Permits

A few weeks ago at an open house I was working, someone asked me if the bonus room downstairs was done with a permit. The sellers had converted some storage space into a little room that they watched TV in and it was actually really nicely finished although there were no windows in that room.

“No, it sure wasn’t” I said. “It’s not in the square footage in the county record either.”

She got this very worried look on her face and asked “Well, can’t the city come and force us to remove that room? It’s illegal, right?”

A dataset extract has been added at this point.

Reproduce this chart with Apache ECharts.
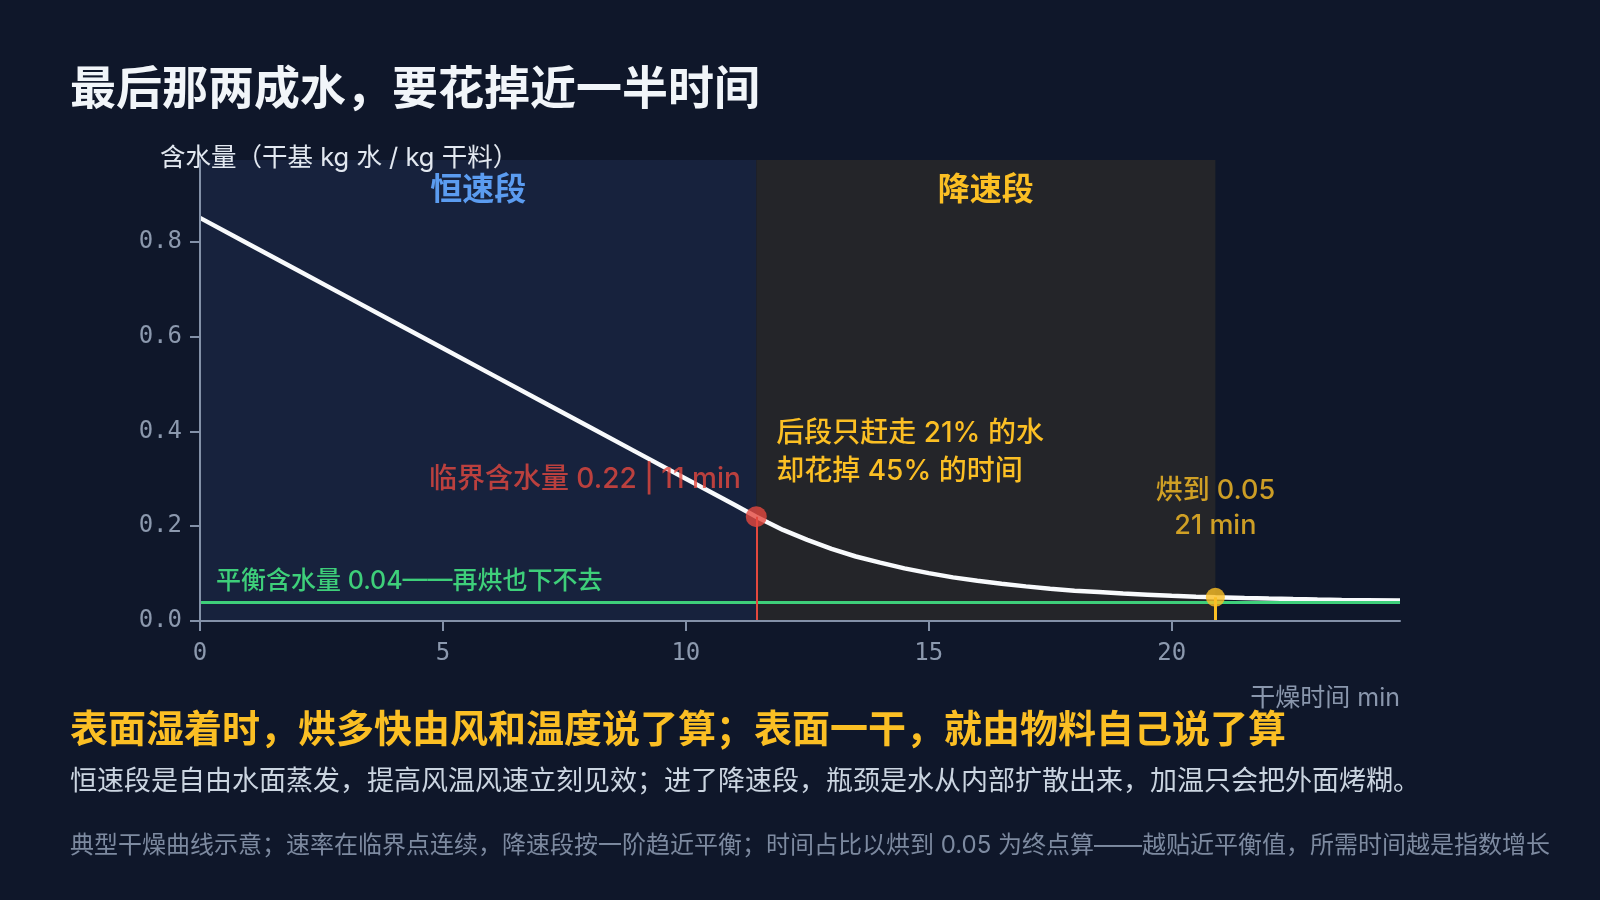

This conversation has happened alot in my experience and I find it to be sort of amusing. This person appears to have some fantasy that a SWAT team is going to show up out front after they buy the place, burst into the house with guns drawn and force that offending room to be returned to it’s original design! Umm…if that happens I sure have never seen it.

In Daly City and Pacifica for example, there are hundreds of houses who’s design has living space above the garage and that garage space has square footage equal to the upstairs living space. Preposterously large space down there at that! Over the course of the last 50 plus years up there, I’ll bet two thirds of those homes have added living space into that cavernous garage space down there and still keep room for a car! In my experience, a large number of those additions were done without permits. The bottom line is the unwarranted space is disclosed…and nobody cares. They actually want that living space anyway.

Having said all this, we now come to the square footage topic. I can’t tell you how many houses I’ve seen where the public record has the actual square footage of a house listed incorrectly. This happens all the time. A seller, or maybe a seller in 1968, adds a room or two to the house…with permits, yet somehow the new square footage never made into the county’s database. A 2200 sq ft house still shows on county records (and thus on Zillow…etc) as 1550 sq ft.

There’s plenty of things that need permits and I sure do want to know that they are in place. Second story additions come to mind. Anything that’s structural for that matter. Honestly though, sun room additions, bonus rooms carved out of old storage areas that folks use as a guest bedroom, and even some garage conversions don’t really bug me that much. Often these rooms actually add some real value to a house…whether they have the city’s official stamp of approval or not.

Comments

  1. Buyers have such cold feet these days that I’ve had that scenario kill the deal twice this year.

  2. I know people in SF that converted their garages into full in-law apartments with no permits and are now renting them out. I wonder what implications that has since they had to put in plumbing and gas for the kitchen… What happens if they have issues with the tenants and have to go to authorities…

  3. Jim Minkey says:

    As I understand it…many neighborhoods are zones single family only and not multi residential. If someone creates a second living unit inside a single family house and rents to tenants the neighbors could complain…especially if there ends up being a parking issue due to the tenants presence. If the problem got big enough the city could step in and issue a citation. In your friends situation it would be a bigger issue upon selling the place…having the unpermitted gas, plumbing and living space. Some buyers might not care at all though…
    If they had an issue with the tenants and had to go to the authorites they might be issued a citation along with resolving the tenant related issue that caused the problem. The addition part isn’t as problematic as the “renting it out” part.

  4. Compelled to comment on this. As new homeowner, I would definitely ask the question. Typical homeowner is spending over close to million dollar in good neighborhood in bay are and sure they dont want to mess with city. So with bonus room, does the seller not charging a premium for the home. I would stay away from such houses that got built without building permits, especially for homes in foster city which are at a premium. I am glad, I didnt buy the home on rigel home back in 2006 ( concrete cracks on the foundation).

  5. Jim Minkey says:

    I would agree with you Guru, that it would not be a good idea to buy a house that was not built with a building permit. I would be very concerned about a house with a second story addition that was added without a permit. I would also be concerned with a house that had a expanded footprint, either adding a family room or expanding a master bedroom and that work was done without a permit. Those things would be a big problem for me. A seller who has converted the garage into a family room without a permit is not such a big problem for me…they’re very common. I’m sure that the city would frown on it…yet they are as common as can be. I also don’t get too frightened about homeowners that enclose porches or make a room out of previously used storage areas. Certainly I would have them inspected…but putting sheetrock up in a garage or storage area to make a nicer room to sit in is probably not going to cause too much of an issue.

  6. I agree with the common wisdom Jim. I try not to go with something just because they are very common. It comes back and bite very badly later.